The cooks who used to live five minutes away in rundown duplexes off Springdale now commute from Round Rock or Pflugerville because a one-bedroom anywhere near this stretch of Airport Boulevard clears eighteen hundred a month. They stand on the same cracked tile floors Maria once ruled, making the same recipes, but the joy has been squeezed out like the last drop from a lime wedge. The new point-of-sale system tracks their speed to the tenth of a second. Heaven forbid the tamale assembly time drifts above benchmark.
I paid the $17.25. The tablet suggested 18, 22, or 25 percent “to support the team.” I picked 22 because guilt is still cheaper than honesty in this town. The receipt was longer than my forearm, full of nutritional data I didn’t ask for, a QR code promising “more ways to connect with your neighborhood flavors,” and a prompt to download the app for a free chips upgrade on my next visit. There is no neighborhood left to connect with. Just real-estate inventory wearing nostalgia like a costume.
The kid handed me the bag without ceremony. “Have a great day.” It sounded like a sentence handed down by a weary parole board. I stepped back into the parking lot where the old shade tree that once protected a dozen cars is gone, removed last year for a “guest amenity station” that dispenses cold brew on demand. My truck smelled like cumin and disappointment the whole ride home down Airport, past the new self-storage facility that swallowed the old taqueria where the mariachis used to warm up.

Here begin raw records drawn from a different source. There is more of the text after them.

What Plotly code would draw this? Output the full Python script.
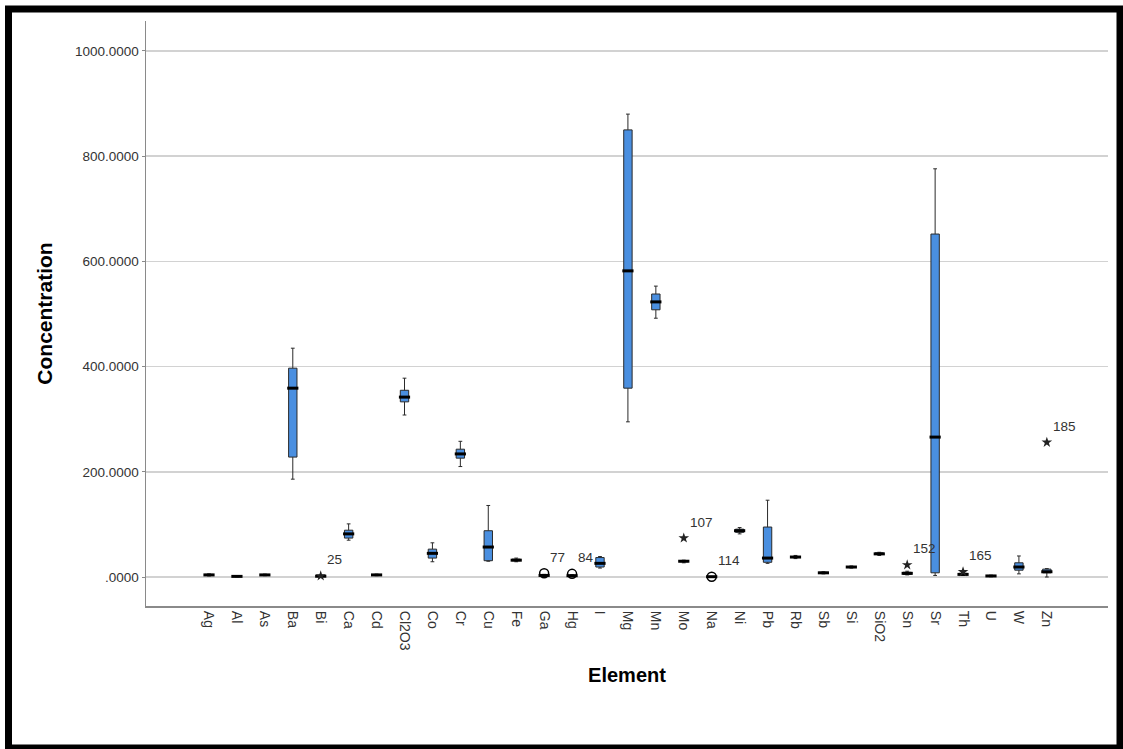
import plotly.graph_objects as go

# ---------------- data ----------------
elements = ["Ag", "Al", "As", "Ba", "Bi", "Ca", "Cd", "Cl2O3", "Co", "Cr", "Cu", "Fe",
            "Ga", "Hg", "I", "Mg", "Mn", "Mo", "Na", "Ni", "Pb", "Rb", "Sb", "Si",
            "SiO2", "Sn", "Sr", "Th", "U", "W", "Zn"]
lower_whisker = [2, 0.3, 2.5, 186, 0, 70, 2.5, 308, 29, 210, 30, 29,
                 1, 0.5, 17, 295, 492, 27, 0.2, 82, 26, 35, 6, 17,
                 41, 4, 3, 3, 0.5, 6, 0]
q1_values = [3, 0.8, 3.2, 228, 0.8, 74, 3.2, 333, 36, 226, 31, 31,
             2, 1.5, 19, 359, 508, 29, 0.4, 85, 28, 37, 7, 18,
             43, 5, 8, 4, 1, 13, 8]
median_values = [4, 1.2, 4, 359, 1.5, 82, 4, 342, 45, 234, 57, 32,
                 3, 2.5, 26, 582, 523, 30, 0.6, 88, 36, 38, 8, 19,
                 44, 7, 266, 5, 2, 19, 10]
q3_values = [5, 1.8, 4.8, 397, 2.2, 89, 4.8, 355, 53, 243, 88, 34,
             4, 3.5, 37, 850, 538, 31, 0.8, 91, 95, 39, 9, 20,
             46, 9, 652, 7, 3, 27, 15]
upper_whisker = [6, 2.5, 5.5, 435, 3.5, 101, 5.5, 378, 65, 258, 136, 36,
                 5, 4.5, 39, 880, 553, 32, 1.0, 94, 146, 41, 10, 21,
                 47, 11, 776, 8, 3.5, 40, 16]

circle_outlier_elements = ["Ga", "Hg", "Na"]
circle_outlier_values = [7, 6, 0.5]
circle_outlier_ids = ["77", "84", "114"]

star_outlier_elements = ["Bi", "Mo", "Sn", "Th", "Zn"]
star_outlier_values = [2, 74, 23, 10, 256]
star_outlier_ids = ["25", "107", "152", "165", "185"]

y_tick_values = [0, 200, 400, 600, 800, 1000]
y_tick_labels = [".0000", "200.0000", "400.0000", "600.0000", "800.0000", "1000.0000"]

# ---------------- figure ----------------
FONT = "Arial, Liberation Sans, sans-serif"
BOX_FILL = "#4a8fe0"

fig = go.Figure()

fig.add_trace(go.Box(
    x=elements,
    q1=q1_values, median=median_values, q3=q3_values,
    lowerfence=lower_whisker, upperfence=upper_whisker,
    width=0.3, whiskerwidth=0.45,
    fillcolor=BOX_FILL,
    line=dict(color="#2a2a2a", width=1),
    boxpoints=False,
    showlegend=False,
    hoverinfo="skip",
))

# thick median bars
fig.add_trace(go.Scatter(
    x=elements, y=median_values, mode="markers",
    marker=dict(symbol="line-ew", size=8, line=dict(color="black", width=3)),
    showlegend=False, hoverinfo="skip",
))

fig.add_trace(go.Scatter(
    x=circle_outlier_elements, y=circle_outlier_values, mode="markers",
    marker=dict(symbol="circle-open", size=9, color="black",
                line=dict(color="black", width=1.5)),
    showlegend=False, hoverinfo="skip",
))
fig.add_trace(go.Scatter(
    x=star_outlier_elements, y=star_outlier_values, mode="markers",
    marker=dict(symbol="star", size=8, color="#222222", line=dict(width=0)),
    showlegend=False, hoverinfo="skip",
))

annotations = []
for cat, val, lab in list(zip(circle_outlier_elements, circle_outlier_values, circle_outlier_ids)) + \
        list(zip(star_outlier_elements, star_outlier_values, star_outlier_ids)):
    annotations.append(dict(
        x=cat, y=val, text=lab, showarrow=False,
        xanchor="left", yanchor="middle", xshift=4, yshift=16,
        font=dict(family=FONT, size=13.5, color="#333333"),
    ))

# outer black frame (paper coords relative to plot area)
L, R, T, B = 146, 1108, 21, 606
W, H = 1123, 749
pw, ph = R - L, B - T
def px(x):
    return (x - L) / pw
def py(y):
    return (B - y) / ph

shapes = [dict(type="rect", xref="paper", yref="paper",
               x0=px(8.5), x1=px(1120), y0=py(748), y1=py(9),
               line=dict(color="black", width=7), fillcolor="rgba(0,0,0,0)",
               layer="above")]

fig.update_layout(
    width=W, height=H,
    margin=dict(l=L, r=W - R, t=T, b=H - B, pad=0),
    paper_bgcolor="white", plot_bgcolor="white",
    font=dict(family=FONT, color="#333333"),
    annotations=annotations,
    shapes=shapes,
    showlegend=False,
)

fig.update_xaxes(
    type="category", categoryorder="array", categoryarray=elements,
    range=[-2.256, 32.19],
    showgrid=False, zeroline=False,
    showline=True, linecolor="#8a8a8a", linewidth=2,
    ticks="", tickangle=90,
    tickfont=dict(family=FONT, size=14, color="#333333"),
    title=dict(text="<b>Element</b>", font=dict(family=FONT, size=20, color="black"),
               standoff=18),
)

fig.update_yaxes(
    range=[-55.1, 1057],
    tickvals=y_tick_values, ticktext=y_tick_labels,
    showgrid=True, gridcolor="#d2d2d2", gridwidth=1.5,
    zeroline=False,
    showline=True, linecolor="#8a8a8a", linewidth=1.5,
    ticks="outside", ticklen=3, tickcolor="#8a8a8a",
    tickfont=dict(family=FONT, size=13.5, color="#333333"),
    title=dict(text="<b>Concentration</b>", font=dict(family=FONT, size=21, color="black"),
               standoff=16),
)

fig.write_html(
    "out.html",
    config={"displayModeBar": False, "staticPlot": True},
    post_script="document.body.style.margin='0';document.body.style.overflow='hidden';",
)
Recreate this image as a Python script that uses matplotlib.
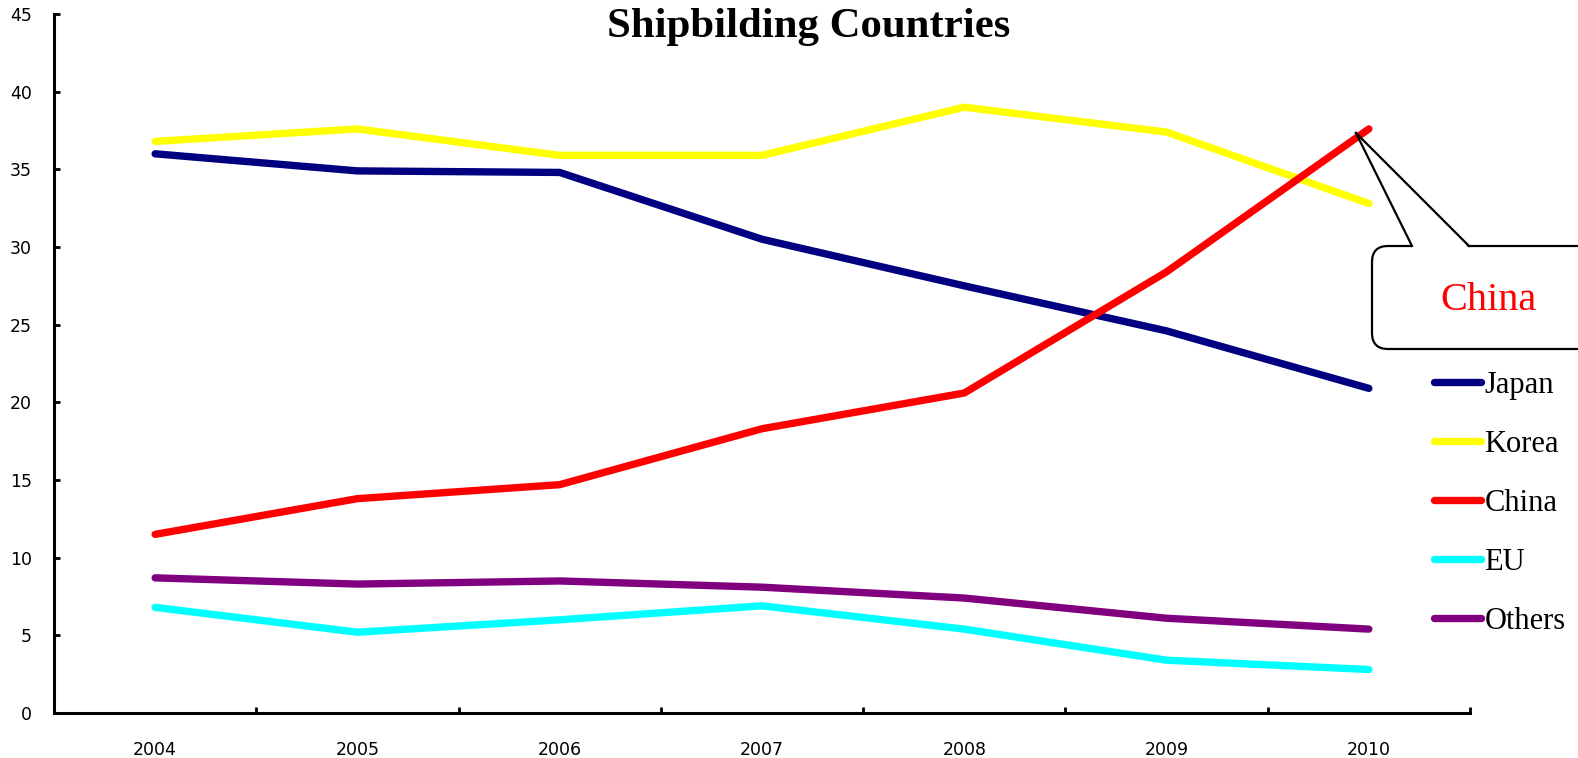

I remember one specific Sunday morning in 2008 after a rough night that involved too much cheap whiskey at the Carousel Lounge. I walked in looking like something the cat dragged in. Maria took one look, didn’t say a word about my bloodshot eyes, and simply yelled toward the kitchen, “Huevos rancheros, extra spicy, and coffee strong enough to wake the dead.” Ten minutes later the plate arrived with a side of knowing silence that felt like absolution. That kind of transaction doesn’t fit in any app. It can’t be A/B tested or turned into a revenue stream.
The city didn’t just raise the prices. It raised the walls between people who used to share the same sticky booths without once mentioning their cap tables or content calendars.
Yet damn if those tamales don’t still hit the spot. The masa is still stone-ground, the filling still carries that perfect ratio of pork to red chile, and for exactly seven minutes while I sat in my truck in the new “paid parking zone” I could close my eyes and almost hear the old register ka-ching and Maria’s voice calling out the next order like it was the most important thing happening in Austin that day. Then the app on my phone buzzed with a push notification asking me to rate my “tamale journey” on a scale of one to five stars.
I gave it three. One for the food, one for the memory, and one for the sheer stubborn refusal of a few old recipes to let the last honest parts of this city disappear completely. The rest of the stars got paved over for luxury micro-apartments and subscription-based horchata.